Walking through Moncton's mature neighbourhoods a treat

Published Friday May 9th, 2008
A20

There's nothing like walking to get the feel of a neighbourhood. Paul Mowrer used to say that absorbing a new landscape was a bit like appreciating a piece of music -- it must be taken at the right tempo.

Caption
Bill Robb/This Week
Henry Street has lovely old homes, many sustaining years of wear and tear and others restored or given new siding and windows.

He's right. Even a bicycle goes too fast, and a car just whizzes past all the nuances and sounds that make any neighbourhood special.
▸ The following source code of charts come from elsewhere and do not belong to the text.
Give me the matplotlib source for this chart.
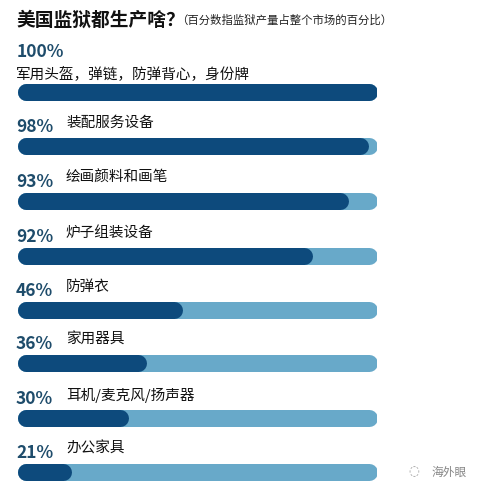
"""
美国监狱产品占比 - 横向进度条图
"""

import matplotlib
matplotlib.use('Agg')
import matplotlib.pyplot as plt

plt.rcParams['font.family'] = ['Noto Sans CJK SC', 'DejaVu Sans']

# datos
title = '美国监狱都生产啥？'
subtitle = '（百分数指监狱产量占整个市场的百分比）'
pct_labels = ['100%', '98%', '93%', '92%', '46%', '36%', '30%', '21%']
items = ['军用头盔，弹链，防弹背心，身份牌', '装配服务设备', '绘画颜料和画笔',
         '炉子组装设备', '防弹衣', '家用器具', '耳机/麦克风/扬声器', '办公家具']
# longitud de la barra oscura tal como se ve en la imagen (% de la pista)
fill = [100, 97.5, 92, 82, 46, 36, 31, 15]

DARK = '#0d4a7c'
LIGHT = '#68a9c9'
PCT_COLOR = '#1e4c6b'

W, H = 479, 495
fig = plt.figure(figsize=(W / 100, H / 100), dpi=100)
fig.patch.set_facecolor('white')

# ejes de texto en pixeles
ax = fig.add_axes([0, 0, 1, 1])
ax.set_xlim(0, W)
ax.set_ylim(H, 0)
ax.axis('off')

# ejes de barras: 0-100 a lo ancho de la pista
bx0, bx1 = 17, 377
axb = fig.add_axes([bx0 / W, 0, (bx1 - bx0) / W, 1])
axb.set_xlim(0, 100)
axb.set_ylim(H, 0)
axb.axis('off')

ax.text(16, 20, title, fontsize=13.5, fontweight='bold', color='#111111',
        va='center', ha='left')
ax.text(176, 20, subtitle, fontsize=8.2, color='#222222', va='center', ha='left')

bar_h = 17  # px
lw = bar_h * 72 / 100
cap = (bar_h / 2) / ((bx1 - bx0) / 100)  # media altura en unidades x

bar_y = [92, 146, 201, 256, 310, 363, 418, 472]
for i, (p, lab, f, y) in enumerate(zip(pct_labels, items, fill, bar_y)):
    if i == 0:
        ax.text(17, 52, p, fontsize=12.5, fontweight='bold', color=PCT_COLOR,
                va='center', ha='left')
        ax.text(16, 74, lab, fontsize=10.5, color='#111111', va='center', ha='left')
    else:
        ax.text(16, y - 19, p, fontsize=12.5, fontweight='bold', color=PCT_COLOR,
                va='center', ha='left')
        ax.text(66, y - 23, lab, fontsize=10.5, color='#111111', va='center', ha='left')
    axb.plot([cap, 100 - cap], [y, y], color=LIGHT, lw=lw, solid_capstyle='round')
    axb.plot([cap, f - cap], [y, y], color=DARK, lw=lw, solid_capstyle='round')

# marca de agua
ax.text(408, 472, '\u25cc', fontsize=9, color='#999999', va='center', ha='left',
        family=['DejaVu Sans'])
ax.text(432, 472, '海外眼', fontsize=8.5, color='#888888', va='center', ha='left')

fig.savefig('out.png', dpi=100, facecolor='white')
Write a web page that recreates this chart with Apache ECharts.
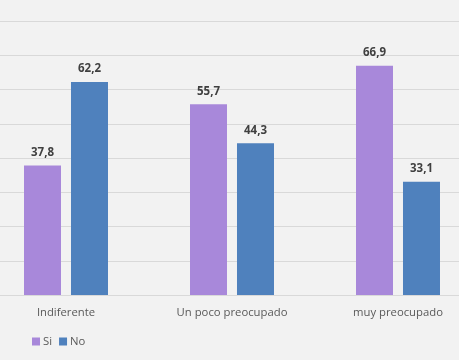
<!DOCTYPE html>
<html><head><meta charset="utf-8">
<script src="https://cdn.jsdelivr.net/npm/echarts@6/dist/echarts.min.js"></script>
<style>html,body{margin:0;padding:0;background:#F2F2F2;overflow:hidden;width:459px;height:360px;}#c{position:absolute;left:-17px;top:0;width:498px;height:360px;}</style>
</head><body><div id="c"></div>
<script>
const categories = ['Indiferente', 'Un poco preocupado', 'muy preocupado'];
const siValues = [37.8, 55.7, 66.9];
const noValues = [62.2, 44.3, 33.1];
const seriesNames = ['Si', 'No'];

const chart = echarts.init(document.getElementById('c'));
const fmt = p => String(p.value.toFixed(1)).replace('.', ',');
const labelStyle = {show: true, position: 'top', distance: 7, formatter: fmt, fontFamily: 'Open Sans', fontWeight: 'bold', fontSize: 11.5, color: '#404040'};
chart.setOption({
  backgroundColor: '#F2F2F2',
  animation: false,
  grid: {left: 0, right: 0, top: 21, bottom: 65, containLabel: false},
  legend: {left: 44, top: 331, itemWidth: 8, itemHeight: 8, itemGap: 7, icon: 'rect',
    textStyle: {fontFamily: 'Open Sans', fontSize: 11.3, color: '#595959', padding: [0,0,0,-2]},
    data: seriesNames},
  xAxis: {type: 'category', data: categories, axisTick: {show: false},
    axisLine: {lineStyle: {color: '#D9D9D9'}},
    axisLabel: {interval: 0, fontFamily: 'Open Sans', fontSize: 11.3, color: '#595959', margin: 12}},
  yAxis: {type: 'value', min: 0, max: 80, interval: 10, axisLabel: {show: false},
    axisLine: {show: false}, axisTick: {show: false},
    splitLine: {lineStyle: {color: '#D9D9D9', width: 1}}},
  series: [
    {name: seriesNames[0], type: 'bar', data: siValues, barWidth: 37, barGap: '27%', itemStyle: {color: '#A888DA'}, label: labelStyle},
    {name: seriesNames[1], type: 'bar', data: noValues, barWidth: 37, itemStyle: {color: '#4F81BD'}, label: labelStyle}
  ]
});
</script></body></html>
This week I visited a mature part of Moncton, the cluster of streets in the neighbourhood of Moncton High School.

The photograph shows Henry Street, which stretches parallel to Church Street, but a block north. It has lovely old homes, many boldly sustaining the years of wear and tear and others painstakingly restored or given new looks with siding and windows.

The street ends at a children's playground where the sounds of laughter echo through the neighbourhood now that spring is here. Where Henry reaches Fernand Landry Street, you can turn left and walk behind the Department of Fisheries and Oceans building (once College Notre Dame D'Acadie, an all-girls' school. Walk past Robinson to Lutz and head back up to Mountain Road for a long walk.

On Lutz, on your right where there is now a huge vacant lot, the old Lane's Bakery stood for many years, filling the air with the wonderful smell of baking bread. This is a charming and historic part of the City of Moncton, and one worthy of a closer look. It is a perfect example of an older neighbourhood in the process of reinventing itself.

There is a tremendous convenience to living in this part of town of course, since one can easily walk to Main Street, but also to the Dr. Georges Dumont Hospital and other downtown institutions.

I like these streets especially, because you can't get lost if you just keep walking on parallel streets, with all leading back to Mountain Road.

It reminds me of the great Abraham Lincoln, one of the world's most famous walkers, who admitted: "I am a slow walker, but I never walk backwards."